# Removing Brown Algae



## jamezgt (Jun 24, 2008)

I still have brown algae growing on my amazon swords specifically and some of my other plants. It's been three weeks and I thought I'd just wait it out and see if they disappear. They can easily be rubbed off - anything harmful to my fish?

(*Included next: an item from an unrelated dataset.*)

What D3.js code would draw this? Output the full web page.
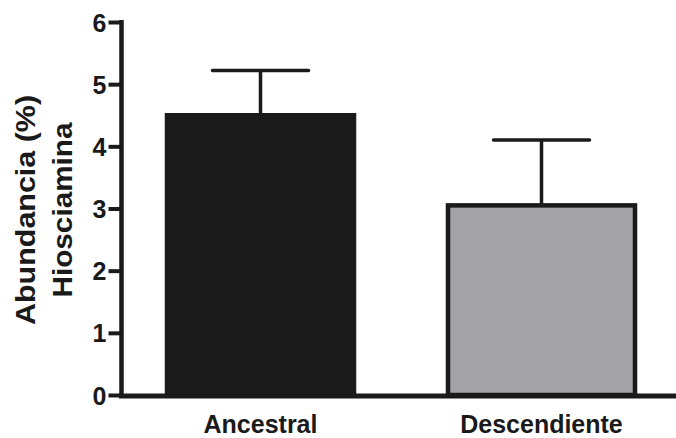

Should I increase the watts, or is there another solution?


----------



## rchan11 (May 6, 2004)

They're harmless and will eventually go away. You can take your swords out and wipe the diatom off.


----------



## jamezgt (Jun 24, 2008)

I have two amazon swords, and they're torn the hell up. They only have one leaf on them now and my piranhas just love nipping them. Anyone else have this problem?


----------



## rchan11 (May 6, 2004)

Mine likes to chew up fake plants.


----------



## SeedlessOne (Nov 21, 2006)

Is there any on your tank?? This sounds like it might be diatoms. How often are you doing water changes?


----------



## jamezgt (Jun 24, 2008)

Roughly 30% water changes on the weekend.


----------



## lo4life (Aug 12, 2008)

Your doing water changes every 7 days??


----------



## jamezgt (Jun 24, 2008)

lo4life said:


> Your doing water changes every 7 days??


Yea - is that a problem?


----------



## SeedlessOne (Nov 21, 2006)

jamezgt said:


> Your doing water changes every 7 days??


Yea - is that a problem?
[/quote]

No every week isnt bad. I do water changes every 3 days on my 125g to keep up with my bioload. My tank is overstocked though.


----------



## lo4life (Aug 12, 2008)

Hell I have one 4 inch Elong and I do water changes 4 times a week..


----------



## SeedlessOne (Nov 21, 2006)

lo4life said:


> Hell I have one 4 inch Elong and I do water changes 4 times a week..


Holy cow how big is your tank? How many gallons do you change?


----------



## lo4life (Aug 12, 2008)

75G.. bout 15 gallons a change.. tryin to keep it clean and to get those damn hormones out of the tank.


----------